Twelve years ago today I had an excruciating colonoscopy which unearthed eighteen polyps in my bowel, which led to the diagnosis of bowel cancer, which led to the removal of my colon, and genetic testing which confirmed a diagnosis of CMMRD. Twelve years later, I’m still working on coming to terms with that.
I’ve spent the last ten years or so writing about cancer and most of those years also writing about Lynch syndrome. But I don’t have Lynch syndrome. Or at least, I don’t just have Lynch syndrome. I even wrote a book all about having Lynch syndrome, even when technically that’s not what my condition is. I’ve been holding back or I’ve been in denial or I’ve been wrong.
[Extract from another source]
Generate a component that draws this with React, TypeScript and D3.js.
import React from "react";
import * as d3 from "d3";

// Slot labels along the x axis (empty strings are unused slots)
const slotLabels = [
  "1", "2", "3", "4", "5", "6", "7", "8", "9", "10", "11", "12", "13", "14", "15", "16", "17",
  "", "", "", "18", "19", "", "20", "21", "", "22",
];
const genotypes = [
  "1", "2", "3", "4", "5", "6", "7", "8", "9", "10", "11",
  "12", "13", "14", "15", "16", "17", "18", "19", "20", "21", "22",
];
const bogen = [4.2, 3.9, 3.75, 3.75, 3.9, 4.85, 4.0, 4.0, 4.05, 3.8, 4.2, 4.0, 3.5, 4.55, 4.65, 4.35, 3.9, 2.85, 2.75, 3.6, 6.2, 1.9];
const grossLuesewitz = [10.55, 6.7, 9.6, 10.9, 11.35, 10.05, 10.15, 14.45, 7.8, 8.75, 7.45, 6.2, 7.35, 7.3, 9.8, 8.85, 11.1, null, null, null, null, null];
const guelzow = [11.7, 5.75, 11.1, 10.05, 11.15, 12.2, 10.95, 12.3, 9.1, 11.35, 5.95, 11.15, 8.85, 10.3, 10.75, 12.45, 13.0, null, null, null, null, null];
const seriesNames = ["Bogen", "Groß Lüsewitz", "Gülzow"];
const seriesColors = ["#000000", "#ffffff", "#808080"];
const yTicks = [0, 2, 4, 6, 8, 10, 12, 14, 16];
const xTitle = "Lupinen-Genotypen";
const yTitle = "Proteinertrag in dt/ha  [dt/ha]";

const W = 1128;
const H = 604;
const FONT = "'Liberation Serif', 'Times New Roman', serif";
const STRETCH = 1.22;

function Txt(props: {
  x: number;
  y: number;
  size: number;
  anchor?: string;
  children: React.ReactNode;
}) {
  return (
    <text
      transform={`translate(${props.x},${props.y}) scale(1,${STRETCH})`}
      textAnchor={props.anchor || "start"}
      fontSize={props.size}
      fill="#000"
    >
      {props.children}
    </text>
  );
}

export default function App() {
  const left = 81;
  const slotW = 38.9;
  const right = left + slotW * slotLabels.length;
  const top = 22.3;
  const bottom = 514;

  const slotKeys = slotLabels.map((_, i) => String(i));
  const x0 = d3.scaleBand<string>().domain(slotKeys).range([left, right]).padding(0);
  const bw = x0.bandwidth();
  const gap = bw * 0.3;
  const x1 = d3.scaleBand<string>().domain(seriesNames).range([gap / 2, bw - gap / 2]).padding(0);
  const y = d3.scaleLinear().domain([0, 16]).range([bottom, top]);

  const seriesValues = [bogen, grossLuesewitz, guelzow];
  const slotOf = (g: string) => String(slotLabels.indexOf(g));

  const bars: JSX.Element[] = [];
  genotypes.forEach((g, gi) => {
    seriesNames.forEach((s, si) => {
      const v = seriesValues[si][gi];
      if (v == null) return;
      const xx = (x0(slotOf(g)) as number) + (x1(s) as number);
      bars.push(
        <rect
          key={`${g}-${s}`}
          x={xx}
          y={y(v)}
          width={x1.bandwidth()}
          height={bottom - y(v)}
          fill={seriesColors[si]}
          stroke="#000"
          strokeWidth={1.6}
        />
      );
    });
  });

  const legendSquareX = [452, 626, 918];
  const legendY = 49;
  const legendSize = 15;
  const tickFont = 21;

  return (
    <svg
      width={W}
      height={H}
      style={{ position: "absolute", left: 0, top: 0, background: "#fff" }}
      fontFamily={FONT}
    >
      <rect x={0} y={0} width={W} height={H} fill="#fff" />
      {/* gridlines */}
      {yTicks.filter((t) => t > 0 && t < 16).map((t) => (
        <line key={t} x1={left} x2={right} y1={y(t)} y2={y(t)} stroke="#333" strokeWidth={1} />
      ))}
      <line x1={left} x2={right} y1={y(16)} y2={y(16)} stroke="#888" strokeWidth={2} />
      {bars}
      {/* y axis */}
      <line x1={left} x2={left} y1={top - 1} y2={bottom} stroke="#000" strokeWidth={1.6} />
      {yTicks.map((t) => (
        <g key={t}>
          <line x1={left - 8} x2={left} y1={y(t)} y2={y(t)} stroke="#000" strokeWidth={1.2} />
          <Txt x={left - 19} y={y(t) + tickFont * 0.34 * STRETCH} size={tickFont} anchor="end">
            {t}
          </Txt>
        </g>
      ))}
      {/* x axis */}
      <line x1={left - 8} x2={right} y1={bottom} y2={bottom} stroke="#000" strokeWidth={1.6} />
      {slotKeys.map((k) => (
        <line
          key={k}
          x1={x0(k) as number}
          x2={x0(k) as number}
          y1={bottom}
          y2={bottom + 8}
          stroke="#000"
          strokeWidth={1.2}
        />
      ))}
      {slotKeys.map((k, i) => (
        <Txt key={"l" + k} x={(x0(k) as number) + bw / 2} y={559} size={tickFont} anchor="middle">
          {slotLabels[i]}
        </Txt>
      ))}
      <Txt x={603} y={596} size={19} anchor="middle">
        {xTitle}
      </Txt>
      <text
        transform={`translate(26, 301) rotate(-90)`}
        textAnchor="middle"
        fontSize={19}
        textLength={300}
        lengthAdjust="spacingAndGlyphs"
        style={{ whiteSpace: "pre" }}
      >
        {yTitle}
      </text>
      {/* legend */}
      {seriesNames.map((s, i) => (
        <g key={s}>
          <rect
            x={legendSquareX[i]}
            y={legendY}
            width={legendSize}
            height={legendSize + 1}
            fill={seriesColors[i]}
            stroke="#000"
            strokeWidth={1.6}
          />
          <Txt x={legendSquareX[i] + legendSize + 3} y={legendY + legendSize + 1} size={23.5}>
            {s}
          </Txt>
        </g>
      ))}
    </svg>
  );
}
It’s just denial, really. I’ve always known, since the genetic testing, that I have CMMRD, or constitutional mismatch repair deficiency. It’s what happens when both your parents have Lynch syndrome and you’ve inherited both their “bad” genes. I’ve just never called it CMMRD because I didn’t want to think about how that comes with even more risk of cancer than Lynch syndrome does.
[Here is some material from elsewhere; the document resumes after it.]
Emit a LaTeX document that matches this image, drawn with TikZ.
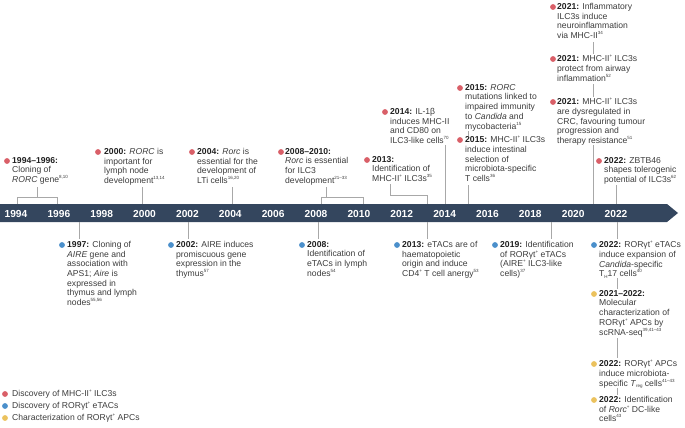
\documentclass[tikz,border=0pt]{standalone}
\usepackage{fontspec}
\setmainfont{Liberation Sans}
\definecolor{barc}{HTML}{34465E}
\definecolor{redd}{HTML}{D95F68}
\definecolor{blued}{HTML}{4A8FCB}
\definecolor{yeld}{HTML}{EBC25E}
\definecolor{linec}{HTML}{A8A8A8}
\definecolor{txtc}{HTML}{3C3C3C}
\definecolor{yrc}{HTML}{202020}
\newcommand{\rf}[1]{\raisebox{0.85ex}{\fontsize{4.5}{5}\selectfont #1}}
\newcommand{\rb}[1]{\raisebox{-0.35ex}{\fontsize{4.5}{5}\selectfont #1}}
\newcommand{\yr}[1]{\textbf{\color{yrc}#1}}
\begin{document}
\begin{tikzpicture}[x=1pt,y=-1pt,
  txt/.style={anchor=north west, inner sep=0pt, align=left, font=\fontsize{8.6}{9.7}\selectfont, text=txtc},
  legtxt/.style={anchor=west, inner sep=0pt, font=\fontsize{8.6}{9.7}\selectfont, text=txtc},
  yearlab/.style={font=\fontsize{10.2}{11}\selectfont\bfseries, text=white, inner sep=0pt},
  rdot/.style={circle, fill=redd, inner sep=0pt, minimum size=5.8pt},
  bdot/.style={circle, fill=blued, inner sep=0pt, minimum size=5.8pt},
  ydot/.style={circle, fill=yeld, inner sep=0pt, minimum size=5.8pt},
  conn/.style={draw=linec, line width=0.6pt}]
\useasboundingbox (0,0) rectangle (685,428);
% timeline bar
\fill[barc] (0,204) -- (667,204) -- (678,213) -- (667,222) -- (0,222) -- cycle;
\foreach \k/\y in {0/1994,1/1996,2/1998,3/2000,4/2002,5/2004,6/2006,7/2008,8/2010,9/2012,10/2014,11/2016,12/2018,13/2020,14/2022}
  \node[yearlab] (y\y) at ({16+42.86*\k},213.5) {\y};

% ---------- top (red) ----------
\node[rdot] (dA) at (7,161) {};
\node[txt] (tA) at (12,157) {\yr{1994–1996:}\\Cloning of\\\textit{RORC} gene\rf{8,10}};
\node[rdot] (dB) at (98,152) {};
\node[txt] (tB) at (104,148) {\yr{2000:} \textit{RORC} is\\important for\\lymph node\\development\rf{13,14}};
\node[rdot] (dC) at (192,152) {};
\node[txt] (tC) at (197,148) {\yr{2004:} \textit{Rorc} is\\essential for the\\development of\\LTi cells\rf{16,20}};
\node[rdot] (dD) at (281,152) {};
\node[txt] (tD) at (285,148) {\yr{2008–2010:}\\\textit{Rorc} is essential\\for ILC3\\development\rf{21–33}};
\node[rdot] (dE) at (367,160) {};
\node[txt] (tE) at (372,156) {\yr{2013:}\\Identification of\\MHC-II\rf{+} ILC3s\rf{35}};
\node[rdot] (dF) at (385,112) {};
\node[txt] (tF) at (390,108) {\yr{2014:} IL-1β\\induces MHC-II\\and CD80 on\\ILC3-like cells\rf{70}};
\node[rdot] (dG) at (460,88) {};
\node[txt] (tG) at (465,84) {\yr{2015:} \textit{RORC}\\mutations linked to\\impaired immunity\\to \textit{Candida} and\\mycobacteria\rf{15}};
\node[rdot] (dH) at (460,140) {};
\node[txt] (tH) at (465,136) {\yr{2015:} MHC-II\rf{+} ILC3s\\induce intestinal\\selection of\\microbiota-specific\\T cells\rf{36}};
\node[rdot] (dI) at (553,7) {};
\node[txt] (tI) at (557,3) {\yr{2021:} Inflammatory\\ILC3s induce\\neuroinflammation\\via MHC-II\rf{34}};
\node[rdot] (dJ) at (553,59) {};
\node[txt] (tJ) at (557,55) {\yr{2021:} MHC-II\rf{+} ILC3s\\protect from airway\\inflammation\rf{52}};
\node[rdot] (dK) at (553,102) {};
\node[txt] (tK) at (557,98) {\yr{2021:} MHC-II\rf{+} ILC3s\\are dysregulated in\\CRC, favouring tumour\\progression and\\therapy resistance\rf{51}};
\node[rdot] (dL) at (599,161) {};
\node[txt] (tL) at (604,157) {\yr{2022:} ZBTB46\\shapes tolerogenic\\potential of ILC3s\rf{62}};

% ---------- bottom (blue) ----------
\node[bdot] (dM) at (62,245) {};
\node[txt] (tM) at (67,241) {\yr{1997:} Cloning of\\\textit{AIRE} gene and\\association with\\APS1; \textit{Aire} is\\expressed in\\thymus and lymph\\nodes\rf{55,56}};
\node[bdot] (dN) at (171,245) {};
\node[txt] (tN) at (176,241) {\yr{2002:} AIRE induces\\promiscuous gene\\expression in the\\thymus\rf{57}};
\node[bdot] (dO) at (302,245) {};
\node[txt] (tO) at (307,241) {\yr{2008:}\\Identification of\\eTACs in lymph\\nodes\rf{54}};
\node[bdot] (dP) at (397,245) {};
\node[txt] (tP) at (402,241) {\yr{2013:} eTACs are of\\haematopoietic\\origin and induce\\CD4\rf{+} T cell anergy\rf{53}};
\node[bdot] (dQ) at (495,245) {};
\node[txt] (tQ) at (500,241) {\yr{2019:} Identification\\of RORγt\rf{+} eTACs\\(AIRE\rf{+} ILC3-like\\cells)\rf{37}};
\node[bdot] (dR) at (594,245) {};
\node[txt] (tR) at (599,241) {\yr{2022:} RORγt\rf{+} eTACs\\induce expansion of\\\textit{Candida}-specific\\T\rb{H}17 cells\rf{40}};
% yellow
\node[ydot] (dS) at (594,294) {};
\node[txt] (tS) at (599,290) {\yr{2021–2022:}\\Molecular\\characterization of\\RORγt\rf{+} APCs by\\scRNA-seq\rf{39,41–43}};
\node[ydot] (dT) at (594,364) {};
\node[txt] (tT) at (599,360) {\yr{2022:} RORγt\rf{+} APCs\\induce microbiota-\\specific \textit{T}\rb{reg} cells\rf{41–43}};
\node[ydot] (dU) at (594,400) {};
\node[txt] (tU) at (599,396) {\yr{2022:} Identification\\of \textit{Rorc}\rf{+} DC-like\\cells\rf{43}};

% ---------- legend ----------
\node[rdot] (lr) at (5,394) {};
\node[legtxt] (lrt) at (12,394) {Discovery of MHC-II\rf{+} ILC3s};
\node[bdot] (lb) at (5,406) {};
\node[legtxt] (lbt) at (12,406) {Discovery of RORγt\rf{+} eTACs};
\node[ydot] (ly) at (5,418) {};
\node[legtxt] (lyt) at (12,418) {Characterization of RORγt\rf{+} APCs};

% ---------- connector coordinates ----------
\coordinate (a1) at (37,187);  \coordinate (a2) at (37,197);
\coordinate (a3) at (17,204);  \coordinate (a4) at (17,197);
\coordinate (a5) at (57,197);  \coordinate (a6) at (57,204);
\coordinate (b1) at (142,187); \coordinate (b2) at (142,204);
\coordinate (c1) at (232,187); \coordinate (c2) at (232,204);
\coordinate (d1) at (326,187); \coordinate (d2) at (326,197);
\coordinate (d3) at (321,204); \coordinate (d4) at (321,197);
\coordinate (d5) at (363,197); \coordinate (d6) at (363,204);
\coordinate (e1) at (390,184); \coordinate (e2) at (390,195);
\coordinate (e3) at (427,195); \coordinate (e4) at (427,204);
\coordinate (f1) at (445,145); \coordinate (f2) at (445,204);
\coordinate (g1) at (468,131); \coordinate (g2) at (468,136);
\coordinate (h1) at (468,185); \coordinate (h2) at (468,204);
\coordinate (i1) at (593,42);  \coordinate (i2) at (593,54);
\coordinate (j1) at (593,84);  \coordinate (j2) at (593,97);
\coordinate (k1) at (593,145); \coordinate (k2) at (593,204);
\coordinate (l1) at (616,185); \coordinate (l2) at (616,204);
\coordinate (m1) at (79,222);  \coordinate (m2) at (79,239);
\coordinate (n1) at (188,222); \coordinate (n2) at (188,239);
\coordinate (o1) at (318,222); \coordinate (o2) at (318,239);
\coordinate (p1) at (427,222); \coordinate (p2) at (427,239);
\coordinate (q1) at (551,222); \coordinate (q2) at (551,239);
\coordinate (r1) at (617,222); \coordinate (r2) at (617,239);
\coordinate (r3) at (617,278); \coordinate (r4) at (617,289);
\coordinate (s1) at (617,338); \coordinate (s2) at (617,358);
\coordinate (t1) at (617,388); \coordinate (t2) at (617,395);

\draw[conn] (a1) -- (a2);
\draw[conn] (a3) -- (a4) -- (a5) -- (a6);
\draw[conn] (b1) -- (b2);
\draw[conn] (c1) -- (c2);
\draw[conn] (d1) -- (d2);
\draw[conn] (d3) -- (d4) -- (d5) -- (d6);
\draw[conn] (e1) -- (e2) -- (e3) -- (e4);
\draw[conn] (f1) -- (f2);
\draw[conn] (g1) -- (g2);
\draw[conn] (h1) -- (h2);
\draw[conn] (i1) -- (i2);
\draw[conn] (j1) -- (j2);
\draw[conn] (k1) -- (k2);
\draw[conn] (l1) -- (l2);
\draw[conn] (m1) -- (m2);
\draw[conn] (n1) -- (n2);
\draw[conn] (o1) -- (o2);
\draw[conn] (p1) -- (p2);
\draw[conn] (q1) -- (q2);
\draw[conn] (r1) -- (r2);
\draw[conn] (r3) -- (r4);
\draw[conn] (s1) -- (s2);
\draw[conn] (t1) -- (t2);
\end{tikzpicture}
\end{document}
But something changed this year and I’ve been facing it a lot more. I’m ready to say “I have CMMRD” instead of “I have Lynch syndrome”. Of course, when I do say I have Lynch, more people know what I’m actually talking about than people who have heard of CMMRD. But I feel like I’ve not been telling the whole story, because maybe I really have been in a bit of denial, and now I feel like I need to “come out” or something.
So here goes:
I have CMMRD. While Lynch syndrome is a common thing that lots of people have but don’t realise they do, CMMRD is actually really rare. One in a million people have it, which is about 8,000 in the world. To put it another way, there’s a 0.0001% chance of anyone having it. Nearly all people with CMMRD get cancer before the age of 18 and the average age for getting it is 7.5 years old. So it’s kind of seen as a “children’s disease”. The fact that I didn’t get it the first time until I was 22 is kind of amazing. It also makes it difficult to feel like I fit in with other patient groups. But here I am, 34 years old and still here. Like a walking miracle. Three cancers down, with fear of recurrence and surveillance a constant background noise, but still here. I am rare, I am literally one in a million, I have CMMRD and that affects my life in many ways. I might have a different perspective on things compared to other people. It’s hard for me to think too far ahead. I want everything to happen now while it still can. I’m fairly sure I can blame this condition for my confidence slipping over the years – whether that’s due to surgeries, early menopause, or general life experience and anxieties. I worry a lot. I’m normal but I’m not. It’s weird being me. I’m constantly trying to balance normal life with the medical world, always worried about the latter raising its head while I’m trying to enjoy the former. I wonder if I’m living the best life of a person with a rare, potentially life-limiting condition. I hate hospitals but I need them. I’m scared of all the scans and tests but my life could end up being much shorter without them. Sometimes I feel like I don’t know who I am anymore. It’s weird being me. Maybe it’s weird being you, too. I just wanted to give a bit of insight into my particular weirdness.